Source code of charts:
■ ■ ■ ■

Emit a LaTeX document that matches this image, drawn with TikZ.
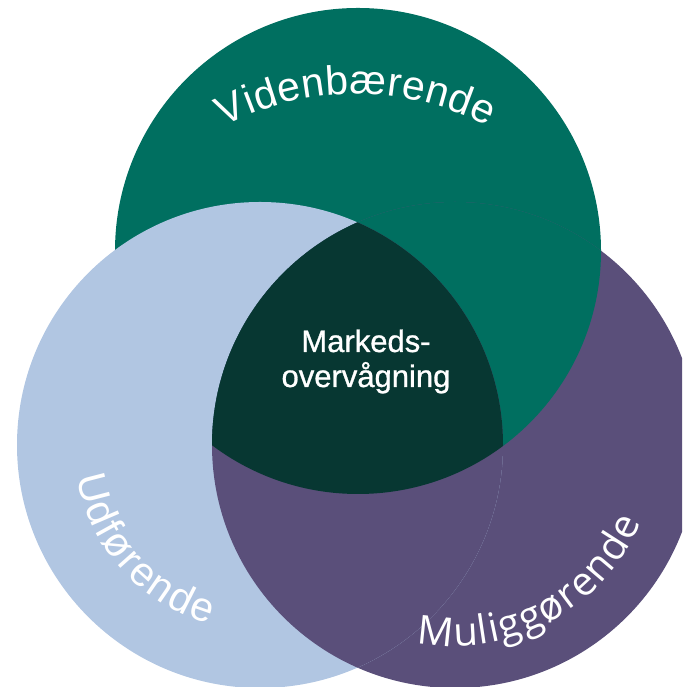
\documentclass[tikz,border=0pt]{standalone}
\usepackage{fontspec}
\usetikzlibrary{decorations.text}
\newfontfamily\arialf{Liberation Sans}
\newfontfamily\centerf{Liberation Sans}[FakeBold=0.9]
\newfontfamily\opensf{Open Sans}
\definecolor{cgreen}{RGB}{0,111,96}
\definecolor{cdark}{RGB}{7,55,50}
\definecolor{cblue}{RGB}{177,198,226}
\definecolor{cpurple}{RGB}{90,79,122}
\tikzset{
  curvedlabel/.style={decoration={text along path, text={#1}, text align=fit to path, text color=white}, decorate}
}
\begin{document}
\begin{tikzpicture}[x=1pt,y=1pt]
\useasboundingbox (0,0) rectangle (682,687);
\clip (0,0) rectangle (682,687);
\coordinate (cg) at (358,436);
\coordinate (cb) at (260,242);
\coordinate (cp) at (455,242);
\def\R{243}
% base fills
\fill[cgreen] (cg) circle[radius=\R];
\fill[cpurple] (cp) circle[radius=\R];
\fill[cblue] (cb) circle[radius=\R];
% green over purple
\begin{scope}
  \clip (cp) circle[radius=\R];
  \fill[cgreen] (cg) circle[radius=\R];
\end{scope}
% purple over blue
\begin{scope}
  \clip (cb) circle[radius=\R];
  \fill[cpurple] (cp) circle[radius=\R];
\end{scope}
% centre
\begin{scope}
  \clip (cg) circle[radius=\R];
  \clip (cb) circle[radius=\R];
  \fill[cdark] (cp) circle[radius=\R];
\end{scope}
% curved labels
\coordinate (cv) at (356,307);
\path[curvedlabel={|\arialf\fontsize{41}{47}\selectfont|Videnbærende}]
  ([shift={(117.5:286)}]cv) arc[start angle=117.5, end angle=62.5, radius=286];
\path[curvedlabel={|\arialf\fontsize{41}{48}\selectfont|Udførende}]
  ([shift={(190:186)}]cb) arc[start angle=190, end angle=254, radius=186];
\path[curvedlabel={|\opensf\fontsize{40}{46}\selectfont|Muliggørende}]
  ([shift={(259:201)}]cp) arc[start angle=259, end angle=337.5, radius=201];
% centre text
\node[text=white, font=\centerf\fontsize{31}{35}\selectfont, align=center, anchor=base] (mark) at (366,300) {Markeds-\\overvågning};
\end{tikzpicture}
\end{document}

■ ■ ■ ■

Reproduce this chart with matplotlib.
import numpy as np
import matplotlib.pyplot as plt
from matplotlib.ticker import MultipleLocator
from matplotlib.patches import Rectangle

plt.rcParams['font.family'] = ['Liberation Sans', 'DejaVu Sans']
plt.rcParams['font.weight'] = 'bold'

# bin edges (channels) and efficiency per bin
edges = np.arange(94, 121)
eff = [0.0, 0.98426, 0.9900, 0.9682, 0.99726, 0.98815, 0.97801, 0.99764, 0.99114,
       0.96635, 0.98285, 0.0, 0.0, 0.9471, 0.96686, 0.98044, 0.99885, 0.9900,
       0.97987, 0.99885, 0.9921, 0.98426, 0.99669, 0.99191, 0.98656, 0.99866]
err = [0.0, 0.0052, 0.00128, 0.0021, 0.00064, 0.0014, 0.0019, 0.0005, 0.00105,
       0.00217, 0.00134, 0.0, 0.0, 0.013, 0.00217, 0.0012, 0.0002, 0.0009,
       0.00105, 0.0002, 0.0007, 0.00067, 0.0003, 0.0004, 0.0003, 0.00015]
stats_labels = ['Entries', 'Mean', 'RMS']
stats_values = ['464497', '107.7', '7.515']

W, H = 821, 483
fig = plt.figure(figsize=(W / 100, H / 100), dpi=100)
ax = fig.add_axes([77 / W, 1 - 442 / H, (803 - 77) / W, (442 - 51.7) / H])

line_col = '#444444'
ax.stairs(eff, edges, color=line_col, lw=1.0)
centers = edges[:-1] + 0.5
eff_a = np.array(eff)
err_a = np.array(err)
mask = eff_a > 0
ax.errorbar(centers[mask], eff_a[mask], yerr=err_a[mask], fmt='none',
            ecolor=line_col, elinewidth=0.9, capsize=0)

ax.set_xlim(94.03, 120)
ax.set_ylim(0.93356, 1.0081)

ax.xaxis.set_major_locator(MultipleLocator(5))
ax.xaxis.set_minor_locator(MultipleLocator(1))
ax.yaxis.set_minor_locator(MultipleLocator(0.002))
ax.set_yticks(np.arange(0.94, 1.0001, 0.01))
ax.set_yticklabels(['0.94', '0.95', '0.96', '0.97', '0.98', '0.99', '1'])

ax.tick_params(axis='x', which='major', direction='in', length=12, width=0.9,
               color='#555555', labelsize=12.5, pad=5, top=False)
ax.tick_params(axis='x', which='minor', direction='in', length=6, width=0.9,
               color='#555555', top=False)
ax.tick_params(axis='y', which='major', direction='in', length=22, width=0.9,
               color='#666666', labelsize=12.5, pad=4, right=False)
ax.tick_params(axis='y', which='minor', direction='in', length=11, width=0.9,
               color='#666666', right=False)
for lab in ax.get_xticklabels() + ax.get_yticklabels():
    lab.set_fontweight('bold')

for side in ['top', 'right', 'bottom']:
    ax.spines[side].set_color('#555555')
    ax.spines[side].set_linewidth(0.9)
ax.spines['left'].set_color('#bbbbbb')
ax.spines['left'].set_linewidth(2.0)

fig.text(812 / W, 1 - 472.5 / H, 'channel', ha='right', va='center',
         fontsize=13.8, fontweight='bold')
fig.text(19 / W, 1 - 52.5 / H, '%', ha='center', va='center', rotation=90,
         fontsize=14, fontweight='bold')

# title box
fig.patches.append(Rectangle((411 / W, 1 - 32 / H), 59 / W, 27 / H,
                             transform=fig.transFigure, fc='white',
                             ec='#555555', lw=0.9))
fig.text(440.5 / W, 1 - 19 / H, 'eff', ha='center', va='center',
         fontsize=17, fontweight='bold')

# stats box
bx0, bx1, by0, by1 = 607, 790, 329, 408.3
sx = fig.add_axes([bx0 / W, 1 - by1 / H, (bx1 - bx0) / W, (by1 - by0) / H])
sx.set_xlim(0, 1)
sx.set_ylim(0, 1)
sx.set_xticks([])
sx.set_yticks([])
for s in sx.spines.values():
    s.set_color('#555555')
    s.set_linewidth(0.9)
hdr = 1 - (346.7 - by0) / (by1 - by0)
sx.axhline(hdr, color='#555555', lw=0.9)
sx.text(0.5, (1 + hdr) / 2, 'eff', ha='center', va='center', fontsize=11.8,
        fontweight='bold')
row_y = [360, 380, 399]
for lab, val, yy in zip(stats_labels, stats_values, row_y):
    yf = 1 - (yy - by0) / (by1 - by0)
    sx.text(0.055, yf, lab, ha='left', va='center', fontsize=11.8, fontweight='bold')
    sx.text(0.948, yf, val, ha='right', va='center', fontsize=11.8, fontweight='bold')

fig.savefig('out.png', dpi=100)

■ ■ ■ ■

• _GOAL_
Retype exactly the lines above, from the one with "Reproduce this chart with matplotlib." through the one with "from matplotlib.patches import Rectangle", inclusive.

• _WRITTEN SOLUTION_
Reproduce this chart with matplotlib.
import numpy as np
import matplotlib.pyplot as plt
from matplotlib.ticker import MultipleLocator
from matplotlib.patches import Rectangle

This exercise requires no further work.